◆ **Stated goal**: Reproduce the data below in full and exclude every picture.

Source code of charts
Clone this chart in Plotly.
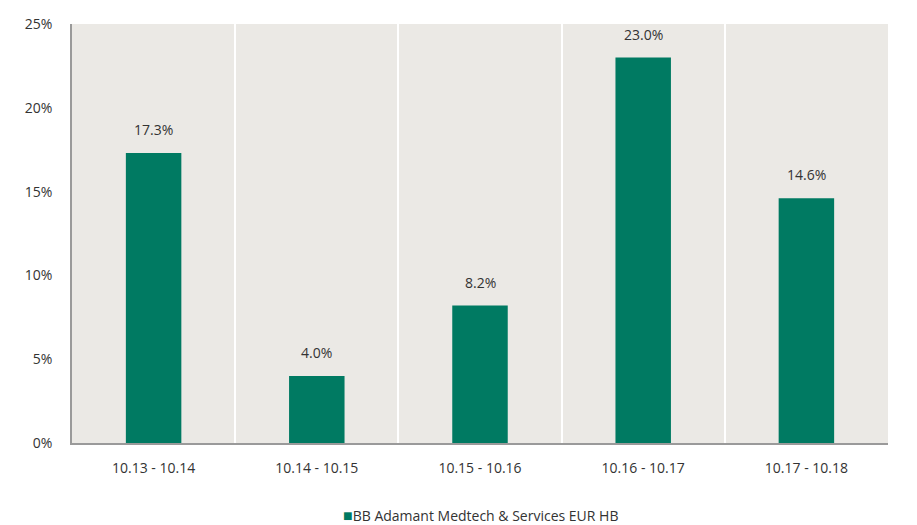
import plotly.graph_objects as go

categories = ["10.13 - 10.14", "10.14 - 10.15", "10.15 - 10.16", "10.16 - 10.17", "10.17 - 10.18"]
values = [17.3, 4.0, 8.2, 23.0, 14.6]
series_name = "BB Adamant Medtech & Services EUR HB"
y_ticks = [0, 5, 10, 15, 20, 25]
y_ticklabels = ["0%", "5%", "10%", "15%", "20%", "25%"]

BAR = "#007a62"
BG = "#ebe9e5"
TXT = "#333333"
FONT = "Open Sans"

fig = go.Figure()
fig.add_trace(go.Bar(
    x=categories, y=values, name=series_name,
    marker=dict(color=BAR, line=dict(width=0)),
    showlegend=False,
))

for c, v in zip(categories, values):
    fig.add_annotation(x=c, y=v, text=f"{v:.1f}%", showarrow=False,
                       yanchor="bottom", yshift=12,
                       font=dict(family=FONT, size=14, color=TXT))

# legend drawn as a text entry under the plot
fig.add_annotation(
    xref="paper", yref="paper", x=0.5, y=-0.172, yanchor="middle", xanchor="center",
    showarrow=False, borderpad=0,
    text=f"<span style='color:{BAR};font-size:16px'>■</span>{series_name}",
    font=dict(family=FONT, size=14, color=TXT),
)

fig.update_layout(
    width=917, height=525,
    margin=dict(l=72, r=29, t=24, b=82, autoexpand=False),
    paper_bgcolor="white", plot_bgcolor=BG,
    bargap=0.66,
    font=dict(family=FONT, size=14, color=TXT),
    showlegend=False,
)
fig.update_xaxes(
    type="category", tickson="boundaries", showgrid=True, gridcolor="white", gridwidth=1.5,
    ticks="", showline=True, linecolor="#9a9a9a", linewidth=1.5,
    ticklabelstandoff=11, tickfont=dict(family=FONT, size=14, color=TXT),
)
fig.update_yaxes(
    range=[0, 25], tickvals=y_ticks, ticktext=y_ticklabels, showgrid=False,
    zeroline=False, showline=True, linecolor="#9a9a9a", linewidth=1.5,
    ticks="", ticklabelstandoff=15, tickfont=dict(family=FONT, size=14, color=TXT),
)

fig.write_html("out.html", config={"displayModeBar": False},
               post_script="document.body.style.margin='0';document.body.style.padding='0';")
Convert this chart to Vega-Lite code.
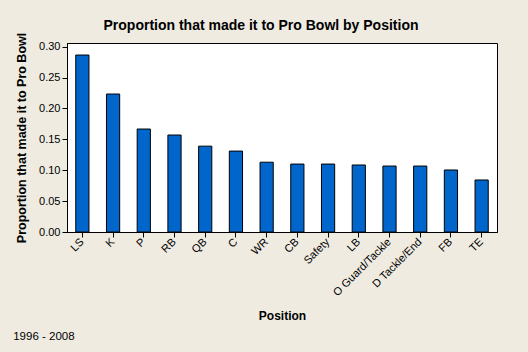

◆ **Solved exercise**:
Clone this chart in Plotly.
import plotly.graph_objects as go

categories = ["10.13 - 10.14", "10.14 - 10.15", "10.15 - 10.16", "10.16 - 10.17", "10.17 - 10.18"]
values = [17.3, 4.0, 8.2, 23.0, 14.6]
series_name = "BB Adamant Medtech & Services EUR HB"
y_ticks = [0, 5, 10, 15, 20, 25]
y_ticklabels = ["0%", "5%", "10%", "15%", "20%", "25%"]

BAR = "#007a62"
BG = "#ebe9e5"
TXT = "#333333"
FONT = "Open Sans"

fig = go.Figure()
fig.add_trace(go.Bar(
    x=categories, y=values, name=series_name,
    marker=dict(color=BAR, line=dict(width=0)),
    showlegend=False,
))

for c, v in zip(categories, values):
    fig.add_annotation(x=c, y=v, text=f"{v:.1f}%", showarrow=False,
                       yanchor="bottom", yshift=12,
                       font=dict(family=FONT, size=14, color=TXT))

# legend drawn as a text entry under the plot
fig.add_annotation(
    xref="paper", yref="paper", x=0.5, y=-0.172, yanchor="middle", xanchor="center",
    showarrow=False, borderpad=0,
    text=f"<span style='color:{BAR};font-size:16px'>■</span>{series_name}",
    font=dict(family=FONT, size=14, color=TXT),
)

fig.update_layout(
    width=917, height=525,
    margin=dict(l=72, r=29, t=24, b=82, autoexpand=False),
    paper_bgcolor="white", plot_bgcolor=BG,
    bargap=0.66,
    font=dict(family=FONT, size=14, color=TXT),
    showlegend=False,
)
fig.update_xaxes(
    type="category", tickson="boundaries", showgrid=True, gridcolor="white", gridwidth=1.5,
    ticks="", showline=True, linecolor="#9a9a9a", linewidth=1.5,
    ticklabelstandoff=11, tickfont=dict(family=FONT, size=14, color=TXT),
)
fig.update_yaxes(
    range=[0, 25], tickvals=y_ticks, ticktext=y_ticklabels, showgrid=False,
    zeroline=False, showline=True, linecolor="#9a9a9a", linewidth=1.5,
    ticks="", ticklabelstandoff=15, tickfont=dict(family=FONT, size=14, color=TXT),
)

fig.write_html("out.html", config={"displayModeBar": False},
               post_script="document.body.style.margin='0';document.body.style.padding='0';")
Convert this chart to Vega-Lite code.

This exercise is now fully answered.